What argand diagrams really are ? Is there any difference between graph and argand diagram?

For complex number i is a sign that is count as $$\sqrt[]{-1}$$
Then why the point for a + ib would be (a, b) in argand diagram ?

That means, x = real part = a
y = imaginary part = b
so if i want to find out real numbers point than it would be on x-axis alone, right? [would the point for 'a' (a € Real number) would be (a, 0) in argand diagram ?]

 

[pbandjay]

I just think of it as a matter of notation.
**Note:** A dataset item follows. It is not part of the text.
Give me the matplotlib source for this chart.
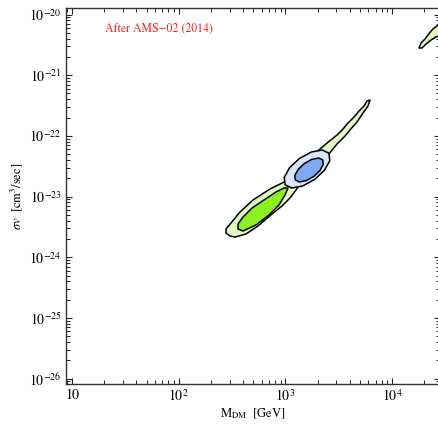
import numpy as np
import matplotlib
matplotlib.use("Agg")
import matplotlib.pyplot as plt
from matplotlib.ticker import FixedLocator, FixedFormatter, NullFormatter

plt.rcParams["font.family"] = ["STIXGeneral", "DejaVu Serif"]
plt.rcParams["mathtext.fontset"] = "stix"

# Contour outlines in (log10 M_DM [GeV], log10 <sigma v> [cm^3/s])
green_outer_logm = [2.443, 2.481, 2.528, 2.631, 2.743, 2.874, 2.968, 3.043, 3.184, 3.324,
                    3.399, 3.484, 3.559, 3.605, 3.671, 3.727, 3.774, 3.793, 3.765, 3.737,
                    3.690, 3.634, 3.577, 3.540, 3.484, 3.390, 3.259, 3.118, 3.006, 2.856,
                    2.696, 2.574, 2.490, 2.443]
green_outer_logsv = [-23.600, -23.649, -23.666, -23.616, -23.484, -23.287, -23.155, -23.023,
                     -22.694, -22.430, -22.315, -22.133, -22.002, -21.903, -21.771, -21.623,
                     -21.507, -21.409, -21.425, -21.507, -21.590, -21.705, -21.804, -21.886,
                     -21.985, -22.117, -22.315, -22.562, -22.743, -22.875, -23.056, -23.254,
                     -23.435, -23.534]

green_inner_logm = [2.556, 2.603, 2.724, 2.846, 2.940, 2.996, 3.024, 2.987, 2.912, 2.799,
                    2.687, 2.603, 2.556]
green_inner_logsv = [-23.534, -23.567, -23.468, -23.303, -23.138, -22.974, -22.858, -22.858,
                     -22.924, -23.056, -23.188, -23.336, -23.451]

blue_outer_logm = [3.408, 3.416, 3.366, 3.274, 3.161, 3.060, 2.997, 2.989, 3.038, 3.131,
                   3.244, 3.345]
blue_outer_logsv = [-22.285, -22.407, -22.565, -22.718, -22.825, -22.858, -22.806, -22.684,
                    -22.526, -22.372, -22.265, -22.232]

blue_inner_logm = [3.350, 3.354, 3.324, 3.266, 3.196, 3.132, 3.093, 3.088, 3.119, 3.176,
                   3.246, 3.310]
blue_inner_logsv = [-22.395, -22.471, -22.570, -22.667, -22.736, -22.759, -22.728, -22.652,
                    -22.554, -22.456, -22.387, -22.364]

high_mass_logm = [4.252, 4.271, 4.308, 4.336, 4.365, 4.393, 4.421, 4.468, 4.496, 4.458,
                  4.411, 4.365, 4.318, 4.280]
high_mass_logsv = [-20.552, -20.470, -20.404, -20.338, -20.272, -20.222, -20.189, -20.124,
                   -20.255, -20.338, -20.371, -20.420, -20.486, -20.552]

x_limits = (8.73, 2.81e4)
y_limits = (8.18e-27, 1.28e-20)
x_major = [1e1, 1e2, 1e3, 1e4]
x_major_labels = ["10", r"$10^{2}$", r"$10^{3}$", r"$10^{4}$"]
y_major = [1e-26, 1e-25, 1e-24, 1e-23, 1e-22, 1e-21, 1e-20]
y_major_labels = [r"$10^{-26}$", r"$10^{-25}$", r"$10^{-24}$", r"$10^{-23}$",
                  r"$10^{-22}$", r"$10^{-21}$", r"$10^{-20}$"]
label_text = "After AMS\u221202 (2014)"

fig = plt.figure(figsize=(4.39, 4.24), dpi=100)
ax = fig.add_axes([65.7 / 439, 40 / 424, (440 - 65.7) / 439, (384 - 8) / 424])
ax.set_xscale("log")
ax.set_yscale("log")
ax.set_xlim(*x_limits)
ax.set_ylim(*y_limits)

def region(logm, logsv, color, z):
    m = np.power(10.0, logm)
    sv = np.power(10.0, logsv)
    ax.fill(m, sv, facecolor=color, edgecolor="black", linewidth=1.1,
            joinstyle="round", zorder=z)

region(green_outer_logm, green_outer_logsv, "#e2f7c4", 2)
region(green_inner_logm, green_inner_logsv, "#8cf023", 3)
region(blue_outer_logm, blue_outer_logsv, "#dbe6fa", 4)
region(blue_inner_logm, blue_inner_logsv, "#80a9f4", 5)
region(high_mass_logm, high_mass_logsv, "#e2f7c4", 2)

ax.text(0.105, 0.944, label_text, transform=ax.transAxes, color="#ff1a1a",
        fontsize=8.5, ha="left", va="center")

def minor_positions(lo, hi):
    out = []
    for e in range(int(np.floor(np.log10(lo))), int(np.ceil(np.log10(hi))) + 1):
        for k in range(2, 10):
            v = k * 10.0 ** e
            if lo <= v <= hi:
                out.append(v)
    return out

ax.xaxis.set_major_locator(FixedLocator(x_major))
ax.xaxis.set_major_formatter(FixedFormatter(x_major_labels))
ax.yaxis.set_major_locator(FixedLocator(y_major))
ax.yaxis.set_major_formatter(FixedFormatter(y_major_labels))
ax.xaxis.set_minor_locator(FixedLocator(minor_positions(*x_limits)))
ax.yaxis.set_minor_locator(FixedLocator(minor_positions(*y_limits)))
ax.xaxis.set_minor_formatter(NullFormatter())
ax.yaxis.set_minor_formatter(NullFormatter())

ax.tick_params(which="both", direction="in", top=True, right=True, colors="#222222",
               labelsize=10, labelcolor="black")
ax.tick_params(which="major", length=4.5, width=0.8, pad=3)
ax.tick_params(which="minor", length=3.0, width=0.7)
for s in ax.spines.values():
    s.set_color("#333333")
    s.set_linewidth(1.0)

ax.set_xlabel(r"$\mathrm{M_{DM}}$  [GeV]", fontsize=9)
ax.set_ylabel(r"$\sigma v$  [cm$^3$/sec]", fontsize=9)
ax.xaxis.set_label_coords(0.5, -0.06)
ax.yaxis.set_label_coords(-0.109, 0.5)

fig.savefig("out.png", dpi=100)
To develop the ordered pairs of real numbers, define an addition and multiplication on R^2:

(a,b) + (x,y) = (a+x, b+y)
(a,b) * (x,y) = (ax-by, bx+ay)

According to this definition, (0,1)*(0,1) = (-1,0) and is then denoted i^2 by construction. Rewriting (a,b) as a+bi and calling the plane C rather than R^2, the operations hold:

(a+bi) + (x+yi) = (a+x) + (b+y)i
(a+bi) * (x+yi) = (ax-by) + (ay+bx)i

And if b=0 in a+bi then a+0i = a which is the real part of the complex number and is a real number, also known as (a,0) in C.

 

[tiny-tim]

Hi I_am_no1!

(have a square-root: √ )

Is there any difference between graph and argand diagram?

Not really …

a complex number can be written in standard form as a + ib, or in polar form as re^iθ, and they correspond to cartesian and polar coordinates on an argand diagram.

For complex number i is a sign that is count as $$\sqrt[]{-1}$$
Then why the point for a + ib would be (a, b) in argand diagram ?

That means, x = real part = a
y = imaginary part = b
so if i want to find out real numbers point than it would be on x-axis alone, right? [would the point for 'a' (a € Real number) would be (a, 0) in argand diagram ?]

Yes, the x-axis is all the real numbers, and the y-axis is all the imaginary numbers …

for that reason, they're also called the real axis and the imaginary axis.